## Data shown
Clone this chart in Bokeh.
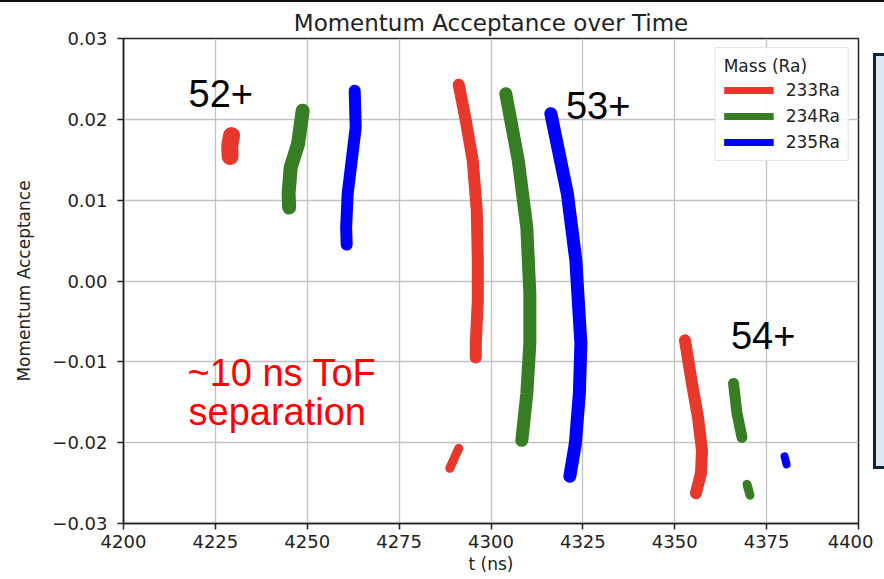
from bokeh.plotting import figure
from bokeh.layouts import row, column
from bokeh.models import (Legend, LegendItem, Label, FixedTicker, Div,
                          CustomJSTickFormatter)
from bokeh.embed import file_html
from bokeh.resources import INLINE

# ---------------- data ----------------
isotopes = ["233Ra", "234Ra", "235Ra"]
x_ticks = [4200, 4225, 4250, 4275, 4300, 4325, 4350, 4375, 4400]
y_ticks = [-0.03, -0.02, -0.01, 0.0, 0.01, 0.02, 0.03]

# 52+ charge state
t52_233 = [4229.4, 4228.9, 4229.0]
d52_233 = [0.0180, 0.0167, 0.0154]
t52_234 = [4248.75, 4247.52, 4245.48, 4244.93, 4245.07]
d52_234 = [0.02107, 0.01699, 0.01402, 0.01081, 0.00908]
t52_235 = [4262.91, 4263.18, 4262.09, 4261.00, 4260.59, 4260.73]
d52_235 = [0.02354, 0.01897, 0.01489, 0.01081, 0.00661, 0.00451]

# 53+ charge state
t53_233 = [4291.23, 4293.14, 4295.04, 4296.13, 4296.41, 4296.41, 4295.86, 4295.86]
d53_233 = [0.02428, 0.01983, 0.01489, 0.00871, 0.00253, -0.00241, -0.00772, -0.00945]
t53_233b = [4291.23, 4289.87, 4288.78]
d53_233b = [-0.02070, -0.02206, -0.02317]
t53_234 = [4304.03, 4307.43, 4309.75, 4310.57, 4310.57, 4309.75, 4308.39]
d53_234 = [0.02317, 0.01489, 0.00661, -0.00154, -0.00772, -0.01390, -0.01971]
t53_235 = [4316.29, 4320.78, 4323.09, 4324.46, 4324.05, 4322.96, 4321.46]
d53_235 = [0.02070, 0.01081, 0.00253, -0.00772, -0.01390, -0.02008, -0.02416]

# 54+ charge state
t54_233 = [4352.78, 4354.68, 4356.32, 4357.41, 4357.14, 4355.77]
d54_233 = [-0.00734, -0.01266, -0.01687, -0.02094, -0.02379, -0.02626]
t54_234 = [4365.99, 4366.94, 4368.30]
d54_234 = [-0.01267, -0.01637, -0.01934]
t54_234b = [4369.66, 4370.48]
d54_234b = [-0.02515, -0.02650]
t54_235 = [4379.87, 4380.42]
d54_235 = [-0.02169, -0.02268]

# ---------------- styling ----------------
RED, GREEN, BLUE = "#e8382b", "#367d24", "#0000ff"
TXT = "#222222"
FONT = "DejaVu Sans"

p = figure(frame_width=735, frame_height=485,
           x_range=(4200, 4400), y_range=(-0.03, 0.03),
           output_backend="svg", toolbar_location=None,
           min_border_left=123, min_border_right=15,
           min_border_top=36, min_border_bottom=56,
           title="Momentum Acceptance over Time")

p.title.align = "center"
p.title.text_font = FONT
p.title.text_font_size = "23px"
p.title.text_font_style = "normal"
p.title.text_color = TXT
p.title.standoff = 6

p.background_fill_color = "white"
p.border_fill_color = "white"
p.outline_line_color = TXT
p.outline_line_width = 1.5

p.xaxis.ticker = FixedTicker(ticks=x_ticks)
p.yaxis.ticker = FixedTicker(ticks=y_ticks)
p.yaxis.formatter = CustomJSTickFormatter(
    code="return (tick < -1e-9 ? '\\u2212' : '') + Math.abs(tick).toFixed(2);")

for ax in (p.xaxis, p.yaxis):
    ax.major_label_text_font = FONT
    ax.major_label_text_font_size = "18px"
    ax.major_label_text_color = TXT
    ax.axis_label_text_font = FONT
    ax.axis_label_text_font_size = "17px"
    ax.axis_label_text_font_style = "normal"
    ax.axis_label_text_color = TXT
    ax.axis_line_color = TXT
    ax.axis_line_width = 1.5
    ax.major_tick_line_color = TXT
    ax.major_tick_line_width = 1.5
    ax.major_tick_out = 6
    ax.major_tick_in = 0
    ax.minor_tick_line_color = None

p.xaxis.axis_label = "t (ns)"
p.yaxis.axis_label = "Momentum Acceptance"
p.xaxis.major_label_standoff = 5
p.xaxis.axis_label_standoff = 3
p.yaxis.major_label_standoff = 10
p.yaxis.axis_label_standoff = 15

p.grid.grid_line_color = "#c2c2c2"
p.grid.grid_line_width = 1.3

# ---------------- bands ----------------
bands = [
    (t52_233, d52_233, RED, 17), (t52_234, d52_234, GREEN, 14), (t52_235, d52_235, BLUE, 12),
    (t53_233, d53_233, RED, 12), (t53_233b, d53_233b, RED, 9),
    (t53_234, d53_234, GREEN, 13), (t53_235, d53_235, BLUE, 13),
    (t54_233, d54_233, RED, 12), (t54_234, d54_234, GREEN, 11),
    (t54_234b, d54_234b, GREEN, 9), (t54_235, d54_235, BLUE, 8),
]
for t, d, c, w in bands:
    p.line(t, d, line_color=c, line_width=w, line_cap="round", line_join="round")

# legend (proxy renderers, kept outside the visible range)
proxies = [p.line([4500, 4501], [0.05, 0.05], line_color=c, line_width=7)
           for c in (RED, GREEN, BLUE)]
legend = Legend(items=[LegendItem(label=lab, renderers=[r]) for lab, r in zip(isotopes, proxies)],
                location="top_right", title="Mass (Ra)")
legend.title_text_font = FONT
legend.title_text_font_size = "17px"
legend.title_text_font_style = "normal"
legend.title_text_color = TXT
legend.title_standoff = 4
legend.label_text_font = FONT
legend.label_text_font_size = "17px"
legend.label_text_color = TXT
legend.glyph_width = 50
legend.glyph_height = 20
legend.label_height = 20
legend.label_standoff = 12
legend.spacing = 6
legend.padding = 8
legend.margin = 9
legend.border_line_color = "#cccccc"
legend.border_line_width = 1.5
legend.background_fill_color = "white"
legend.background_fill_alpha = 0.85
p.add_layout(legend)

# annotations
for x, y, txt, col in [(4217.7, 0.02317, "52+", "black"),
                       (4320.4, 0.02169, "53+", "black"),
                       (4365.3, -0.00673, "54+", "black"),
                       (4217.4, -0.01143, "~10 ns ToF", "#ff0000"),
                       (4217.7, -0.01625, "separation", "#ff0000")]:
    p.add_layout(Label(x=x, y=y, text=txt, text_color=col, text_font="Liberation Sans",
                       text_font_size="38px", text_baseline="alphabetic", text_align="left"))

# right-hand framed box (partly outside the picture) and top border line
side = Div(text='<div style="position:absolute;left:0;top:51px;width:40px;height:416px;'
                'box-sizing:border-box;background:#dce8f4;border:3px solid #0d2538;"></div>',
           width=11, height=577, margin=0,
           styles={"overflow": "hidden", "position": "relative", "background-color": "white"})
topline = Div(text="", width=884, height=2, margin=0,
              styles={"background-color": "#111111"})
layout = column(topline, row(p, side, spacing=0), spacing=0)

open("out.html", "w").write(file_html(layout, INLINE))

## Goal
Return nothing but the lines running from the start of the data to the line with "d52_235 = [0.02354, 0.01897, 0.01489, 0.01081, 0.00661, 0.00451]", please, both ends included and no pictures.

## The result
Clone this chart in Bokeh.
from bokeh.plotting import figure
from bokeh.layouts import row, column
from bokeh.models import (Legend, LegendItem, Label, FixedTicker, Div,
                          CustomJSTickFormatter)
from bokeh.embed import file_html
from bokeh.resources import INLINE

# ---------------- data ----------------
isotopes = ["233Ra", "234Ra", "235Ra"]
x_ticks = [4200, 4225, 4250, 4275, 4300, 4325, 4350, 4375, 4400]
y_ticks = [-0.03, -0.02, -0.01, 0.0, 0.01, 0.02, 0.03]

# 52+ charge state
t52_233 = [4229.4, 4228.9, 4229.0]
d52_233 = [0.0180, 0.0167, 0.0154]
t52_234 = [4248.75, 4247.52, 4245.48, 4244.93, 4245.07]
d52_234 = [0.02107, 0.01699, 0.01402, 0.01081, 0.00908]
t52_235 = [4262.91, 4263.18, 4262.09, 4261.00, 4260.59, 4260.73]
d52_235 = [0.02354, 0.01897, 0.01489, 0.01081, 0.00661, 0.00451]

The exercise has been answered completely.